This cautionary novel for mature audiences, the first in an anticipated series, looks at teenage desires and vulnerabilities gone haywire.
The teenage years: when one just wants to be wanted. Resles’ (The Bess M. Gilbert Art Collection, 2012, as L. E. Lomax) novel opens as Carleigh awakens in her suburban California home on the eve of her 15th birthday. A few pages into the story, Carleigh confides to readers that she was molested at age 10 (though she’s kept it a secret), that she and her brother don’t get along, and that her mother, who’s unfair about chores, sometimes slaps her. This kind of ping-ponging between dark horrors and run-of-the mill teenage gripes sets the tone for the rest of the novel. The author gives Carleigh a diffuse, superficial voice that’s dissociated from her life’s minor dramas and brief spells of happiness as well as its endless chain of tragedies.
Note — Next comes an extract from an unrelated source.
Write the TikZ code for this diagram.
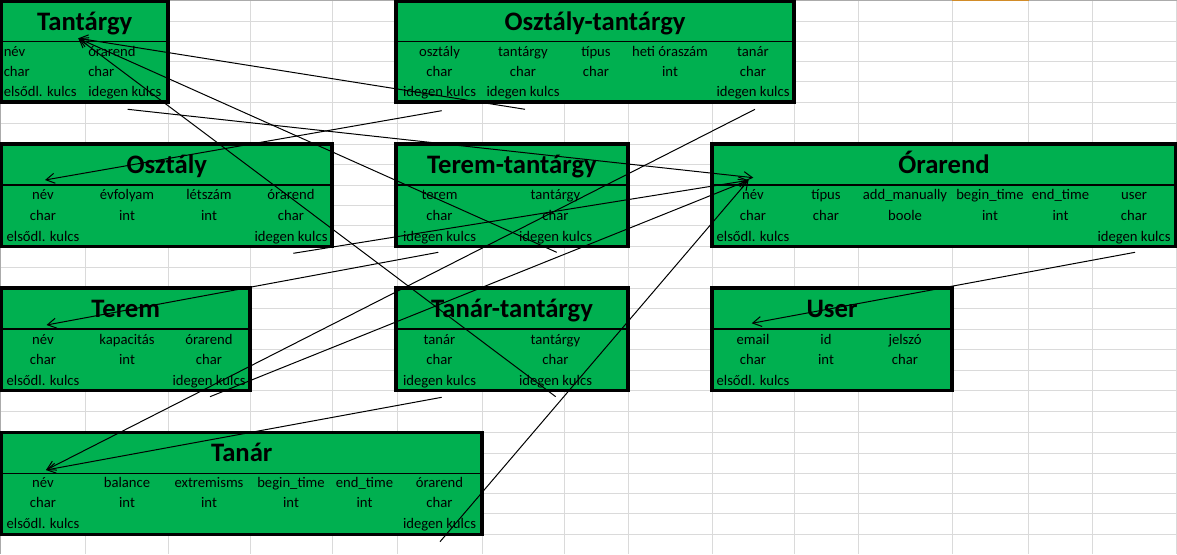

Such disconnectedness might very well be an authentic affect for a 15-year-old girl, particularly a survivor of abuse, but here, it doesn’t make for an especially engaging read. The experience is similar to reading an adolescent diary—equal parts embarrassing, somewhat appalling and tiresome—with a lead character who, despite her hardships, isn’t particularly sympathetic. As Carleigh’s 15th year progresses, she embarks on a series of escalating sexual encounters, many of them involuntary. Every male in her life, it seems, is eager to sexually possess her—her high school is apparently populated almost exclusively by predators—and her only ally is the golden-haired boy next door, Aiken, who, frankly, does some pretty creepy things, too. Aiken’s best friend, inexplicably, is a police officer and a pedophile who uses his power and brute force to make Carleigh submit to him in unspeakable ways. Carleigh provides the full, gory details of these attacks in a maddeningly adolescent, dramatic but oddly emotionless tone: “God, he is such a freak! I loathe him with every ounce of my being!” The overall effect can be disturbingly voyeuristic: Readers find out a lot about what other people do to Carleigh’s body but very little about the inner workings of her mind.
A graphic, violent and rather shallow novel about a highly sexualized girl; decidedly inappropriate for teens.